Define the projection map $\pi_1: \mathbb{R}^n \times \mathbb{R}^k \to \mathbb{R}^n $, and let $\varphi $ be the restriction of $ \pi_1 $ to $ \Gamma(f) $.
I already know that $ \Gamma(f) $ is a Hausdorff space and is second-countable. However, regarding the third condition in the definition of a topological manifold, I don't fully understand how $ \varphi $ can be homeomorphic to an open subset of $ \mathbb{R}^n $. Below is my attempt.
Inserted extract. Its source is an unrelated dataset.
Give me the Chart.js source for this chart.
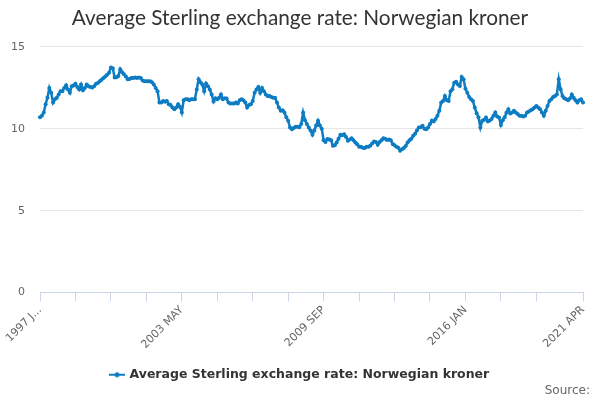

Since $ \pi_1 $, as a projection map, is continuous, its restriction to $ \Gamma(f) $, i.e., $ \varphi $, is also continuous. Now I attempt to prove that its inverse is also continuous. Since $ \Gamma(f) $ is a subspace of $ \mathbb{R}^n \times \mathbb{R}^k $, each open set $ O $ in $ \Gamma(f) $ has the following form: $ O = (S \times T) \cap \Gamma(f) = (S \times T) \cap \{(x, y) : x \in U, y = f(x)\}, $ where $ S $ is an open set in $ \mathbb{R}^n $ and $ T $ is an open set in $ \mathbb{R}^k $. Hence, $ \varphi(O) = S \cap U, $ and by the definition of open sets in a topological space, $ S \cap U $ is an open set.
Is there any problem with my proof, or is there anything that needs improvement?